Jak się okazało bowiem w wyniku wahań kursów walut, o czym już niejednokrotnie pisaliśmy, na dokończenie inwestycji mogłoby zabraknąć nawet 2 miliony 300 tysięcy złotych. Kurs euro w momencie przyznania dotacji był o wiele wyższy, niż ten w momencie prowadzenia budowy. Teraz marszałkowie obiecali, że do kasy PPWSZ trafi półtora miliona złotych.

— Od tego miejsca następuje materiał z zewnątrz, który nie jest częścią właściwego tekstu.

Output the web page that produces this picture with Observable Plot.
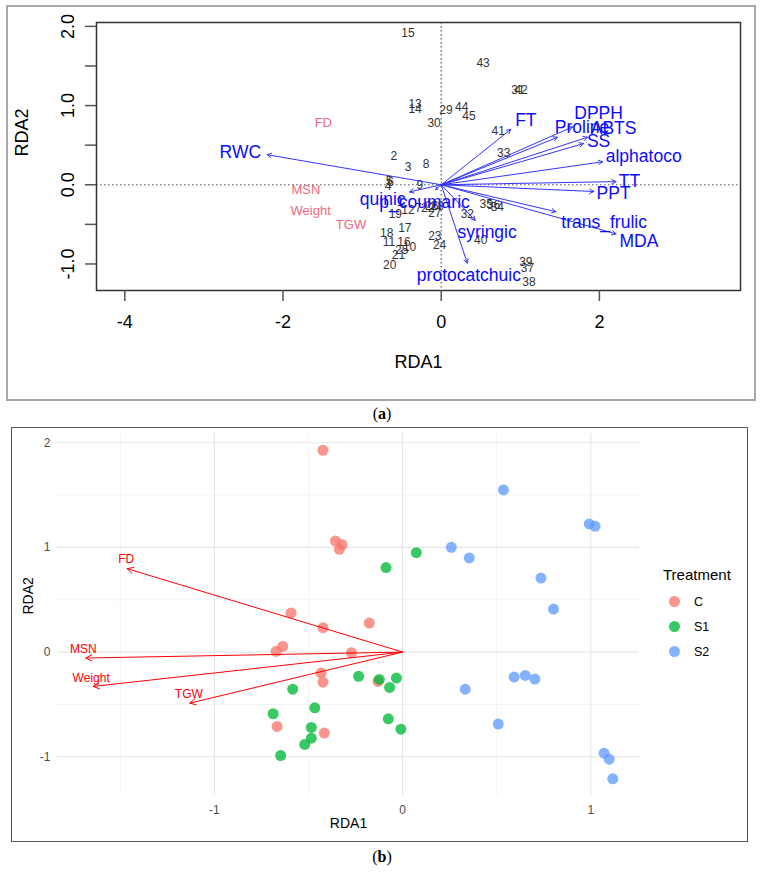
<!DOCTYPE html>
<html>
<head>
<meta charset="utf-8">
<script src="https://cdn.jsdelivr.net/npm/d3@7"></script>
<script src="https://cdn.jsdelivr.net/npm/@observablehq/plot@0.6"></script>
<style>
html,body{margin:0;padding:0;background:#fff;}
#page{position:relative;width:764px;height:872px;overflow:hidden;font-family:"Liberation Sans",Arial,sans-serif;}
.abs{position:absolute;}
#borderA{left:6px;top:5px;width:746px;height:392px;border:2px solid #a8a8a8;pointer-events:none;}
#borderB{left:11px;top:427px;width:735px;height:413px;border:1.5px solid #555;pointer-events:none;}
#chartA{left:0;top:0;}
#chartB{left:0;top:420px;}
.cap{font-family:"Liberation Serif","DejaVu Serif",serif;font-size:16px;color:#000;width:764px;text-align:center;left:0;}
#legend{left:663px;top:566px;font-family:"Liberation Sans",Arial,sans-serif;}
#legend .title{font-size:15px;color:#000;margin-bottom:6px;}
#legend .item{display:flex;align-items:center;height:25px;font-size:12.5px;color:#000;}
#legend .sw{width:11px;height:11px;border-radius:50%;margin-left:6px;margin-right:14px;}
</style>
</head>
<body>
<div id="page">
  <div id="chartA" class="abs"></div>
  <div id="borderA" class="abs"></div>
  <div class="abs cap" style="top:405px;">(<b>a</b>)</div>
  <div id="chartB" class="abs"></div>
  <div id="borderB" class="abs"></div>
  <div id="legend" class="abs"></div>
  <div class="abs cap" style="top:848px;">(<b>b</b>)</div>
</div>
<script>
// ---------------- Panel (a): RDA triplot (R base graphics) ----------------
const sampleIds = [1,2,3,4,5,6,7,8,9,10,11,12,13,14,15,16,17,18,19,20,21,22,23,24,25,26,27,28,29,30,31,32,33,34,35,36,37,38,39,40,41,42,43,44,45];
const sampleRDA1 = [-0.52,-0.60,-0.42,-0.67,-0.66,-0.64,-0.29,-0.19,-0.27,-0.40,-0.66,-0.42,-0.33,-0.33,-0.42,-0.47,-0.46,-0.69,-0.58,-0.65,-0.54,-0.17,-0.08,-0.02,-0.50,-0.12,-0.08,-0.05,0.06,-0.09,0.97,0.33,0.79,0.71,0.57,0.66,1.09,1.11,1.07,0.50,0.72,1.01,0.53,0.26,0.35];
const sampleRDA2 = [-0.22,0.36,0.22,-0.02,0.04,0.03,-0.29,0.26,-0.01,-0.79,-0.73,-0.32,1.02,0.96,1.91,-0.73,-0.55,-0.61,-0.37,-1.01,-0.89,-0.29,-0.65,-0.76,-0.83,-0.27,-0.36,-0.27,0.94,0.78,1.20,-0.37,0.40,-0.28,-0.25,-0.26,-1.05,-1.23,-0.98,-0.70,0.68,1.19,1.53,0.98,0.87];

const responseNames = ["RWC","FT","Proline","DPPH","ABTS","SS","alphatoco","TT","PPT","trans_frulic","MDA","syringic","protocatchuic","quinic","p_coumaric"];
const responseRDA1 = [-2.20,0.88,1.47,1.66,1.85,1.80,2.04,2.21,1.93,1.45,2.21,0.43,0.33,-0.40,-0.07];
const responseRDA2 = [0.38,0.70,0.60,0.73,0.60,0.52,0.29,0.04,-0.085,-0.34,-0.62,-0.45,-0.99,-0.09,-0.06];
const responseLabelRDA1 = [-2.54,1.07,1.78,1.99,2.18,1.99,2.56,2.38,2.18,2.06,2.50,0.58,0.35,-0.74,-0.21];
const responseLabelRDA2 = [0.41,0.81,0.73,0.90,0.71,0.55,0.36,0.04,-0.11,-0.48,-0.72,-0.60,-1.14,-0.18,-0.22];

const traitNamesA = ["FD","MSN","Weight","TGW"];
const traitRDA1A = [-1.49,-1.71,-1.65,-1.14];
const traitRDA2A = [0.78,-0.07,-0.33,-0.50];

const xTicksA = [-4,-2,0,2];
const yTicksA = [-1,-0.5,0,0.5,1,1.5,2];

// ---------------- Panel (b): ggplot RDA with treatments ----------------
const treatments = ["C","S1","S2"];
const treatmentColors = ["#F8766D","#00BA38","#619CFF"];
const cRDA1 = [-0.423,-0.357,-0.322,-0.336,-0.593,-0.423,-0.177,-0.672,-0.637,-0.272,-0.433,-0.423,-0.131,-0.667,-0.416];
const cRDA2 = [1.928,1.061,1.027,0.982,0.373,0.233,0.277,0.007,0.054,-0.006,-0.201,-0.287,-0.280,-0.710,-0.774];
const s1RDA1 = [-0.234,-0.124,-0.033,-0.069,-0.584,-0.467,-0.688,-0.485,-0.485,-0.520,-0.648,-0.076,-0.009,-0.088,0.073];
const s1RDA2 = [-0.232,-0.261,-0.248,-0.338,-0.354,-0.532,-0.589,-0.720,-0.822,-0.882,-0.988,-0.637,-0.736,0.807,0.950];
const s2RDA1 = [0.536,0.992,1.023,0.259,0.354,0.735,0.802,0.333,0.593,0.652,0.703,0.508,1.071,1.098,1.117];
const s2RDA2 = [1.549,1.224,1.202,1.001,0.899,0.707,0.411,-0.354,-0.239,-0.223,-0.258,-0.688,-0.966,-1.023,-1.211];

const traitNamesB = ["FD","MSN","Weight","TGW"];
const traitTipRDA1B = [-1.464,-1.684,-1.644,-1.131];
const traitTipRDA2B = [0.797,-0.057,-0.328,-0.488];
const traitLabelRDA1B = [-1.469,-1.697,-1.655,-1.136];
const traitLabelRDA2B = [0.883,0.026,-0.249,-0.404];

const xMajorB = [-1,0,1], xMinorB = [-1.5,-0.5,0.5];
const yMajorB = [-1,0,1,2], yMinorB = [-0.5,0.5,1.5];

// ---------------- build tables ----------------
const samplesA = sampleIds.map((id,i)=>({id:String(id), x:sampleRDA1[i], y:sampleRDA2[i]}));
const responsesA = responseNames.map((n,i)=>({name:n, x:responseRDA1[i], y:responseRDA2[i], lx:responseLabelRDA1[i], ly:responseLabelRDA2[i]}));
const traitsA = traitNamesA.map((n,i)=>({name:n, x:traitRDA1A[i], y:traitRDA2A[i]}));

const fontA = "'Liberation Sans', Arial, sans-serif";

const chartA = Plot.plot({
  width: 764, height: 410,
  marginLeft: 96, marginRight: 24, marginTop: 22, marginBottom: 120,
  x: {domain: [-4.358, 3.784], label: null},
  y: {domain: [-1.335, 2.049], label: null},
  style: {fontFamily: fontA, fontSize: "18px", color: "#000", background: "transparent", overflow: "visible"},
  marks: [
    Plot.ruleX([0], {stroke: "#555", strokeWidth: 1.2, strokeDasharray: "1.5,2.5"}),
    Plot.ruleY([0], {stroke: "#555", strokeWidth: 1.2, strokeDasharray: "1.5,2.5"}),
    Plot.text(samplesA, {x: "x", y: "y", text: "id", fill: "#333", fontSize: 12}),
    Plot.text(traitsA, {x: "x", y: "y", text: "name", fill: "#f06a7e", fontSize: 13}),
    Plot.arrow(responsesA, {x1: () => 0, y1: () => 0, x2: "x", y2: "y", stroke: "#3434ff", strokeWidth: 1, headLength: 7, headAngle: 55}),
    Plot.text(responsesA, {x: "lx", y: "ly", text: "name", fill: "#0a0aff", fontSize: 17.5}),
    Plot.frame({stroke: "#333", strokeWidth: 1.5}),
    Plot.axisX({ticks: xTicksA, tickSize: 11, tickPadding: 14, tickFormat: d => String(d), fontSize: 18, stroke: "#555", strokeWidth: 1.5, label: null}),
    Plot.axisY({ticks: yTicksA, tickSize: 11, tickPadding: 12, tickRotate: -90, tickFormat: d => Number.isInteger(d) ? d.toFixed(1) : "", fontSize: 18, stroke: "#555", strokeWidth: 1.5, label: null}),
    Plot.text(["RDA1"], {frameAnchor: "bottom", dy: 77, text: d => d, fontSize: 18}),
    Plot.text(["RDA2"], {frameAnchor: "left", dx: -74, rotate: -90, text: d => d, fontSize: 18})
  ]
});
document.getElementById("chartA").appendChild(chartA);

// ---------------- Panel (b) ----------------
const pointsB = [
  ...cRDA1.map((x,i)=>({x, y:cRDA2[i], treatment: treatments[0]})),
  ...s1RDA1.map((x,i)=>({x, y:s1RDA2[i], treatment: treatments[1]})),
  ...s2RDA1.map((x,i)=>({x, y:s2RDA2[i], treatment: treatments[2]}))
];
const traitsB = traitNamesB.map((n,i)=>({name:n, x:traitTipRDA1B[i], y:traitTipRDA2B[i], lx:traitLabelRDA1B[i], ly:traitLabelRDA2B[i]}));

const chartB = Plot.plot({
  width: 764, height: 430,
  marginLeft: 57, marginRight: 125, marginTop: 13, marginBottom: 55,
  x: {domain: [-1.834, 1.259], label: null},
  y: {domain: [-1.37, 2.088], label: null},
  color: {domain: treatments, range: treatmentColors},
  style: {fontFamily: fontA, fontSize: "12px", color: "#000", background: "transparent", overflow: "visible"},
  marks: [
    Plot.gridX(xMinorB, {stroke: "#eeeeee", strokeOpacity: 1, strokeWidth: 0.7}),
    Plot.gridY(yMinorB, {stroke: "#eeeeee", strokeOpacity: 1, strokeWidth: 0.7}),
    Plot.gridX(xMajorB, {stroke: "#e6e6e6", strokeOpacity: 1, strokeWidth: 1.1}),
    Plot.gridY(yMajorB, {stroke: "#e6e6e6", strokeOpacity: 1, strokeWidth: 1.1}),
    Plot.axisX({ticks: xMajorB, tickSize: 0, tickPadding: 10, tickFormat: d => String(d), fill: "#4d4d4d", fontSize: 12, label: null}),
    Plot.axisY({ticks: yMajorB, tickSize: 0, tickPadding: 7, tickFormat: d => String(d), fill: "#4d4d4d", fontSize: 12, label: null}),
    Plot.dot(pointsB, {x: "x", y: "y", fill: "treatment", r: 5.5, fillOpacity: 0.78}),
    Plot.arrow(traitsB, {x1: () => 0, y1: () => 0, x2: "x", y2: "y", stroke: "#ff0000", strokeWidth: 1, headLength: 10, headAngle: 55}),
    Plot.text(traitsB, {x: "lx", y: "ly", text: "name", fill: "#ff0000", fontSize: 12}),
    Plot.text(["RDA1"], {frameAnchor: "bottom", dy: 32, text: d => d, fontSize: 14, fill: "#000"}),
    Plot.text(["RDA2"], {frameAnchor: "left", dx: -29, rotate: -90, text: d => d, fontSize: 14, fill: "#000"})
  ]
});
document.getElementById("chartB").appendChild(chartB);

// legend (HTML) using the chart's own color scale
const colorScale = chartB.scale("color");
const legend = document.getElementById("legend");
const t = document.createElement("div");
t.className = "title"; t.textContent = "Treatment";
legend.appendChild(t);
for (const tr of colorScale.domain) {
  const item = document.createElement("div");
  item.className = "item";
  const sw = document.createElement("span");
  sw.className = "sw";
  sw.style.background = colorScale.apply(tr);
  sw.style.opacity = 0.78;
  const lab = document.createElement("span");
  lab.textContent = tr;
  item.appendChild(sw); item.appendChild(lab);
  legend.appendChild(item);
}
</script>
</body>
</html>
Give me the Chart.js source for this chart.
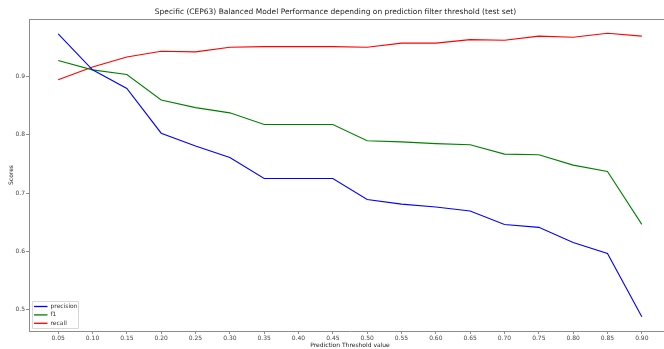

Jak zapewniają przedstawiciele uczelni, teraz brakować będzie jedynie 800 tysięcy złotych, które w razie czego dopłaci ministerstwo edukacji. Już teraz jest wręcz pewne, że wykonawca zamierza zakończyć prace przy nowym obiekcie jeszcze w czerwcu tego roku, chociaż planowane było to na połowę września. Znajdzie się więc czas na wyposażenie obiektu, a na to pieniądze są.
Przypomnijmy, że ostatnie piętro nowego budynku PPWSZ zajmie część regionalna. Niższą kondygnację przeznaczono dla architektury. W dwóch obiektach oraz zaadaptowanym starym internacie po Zespole Szkół Rolniczych oraz powstającym centrum dydaktyczno-blibliotecznym będzie w sumie 36 sal lekcyjnych i trzy aule.
Cały czas nie wiadomo jednak, co stanie sie z budynkiem po starym szpitalu. Tam PPWSZ miało stworzyć hospicjum.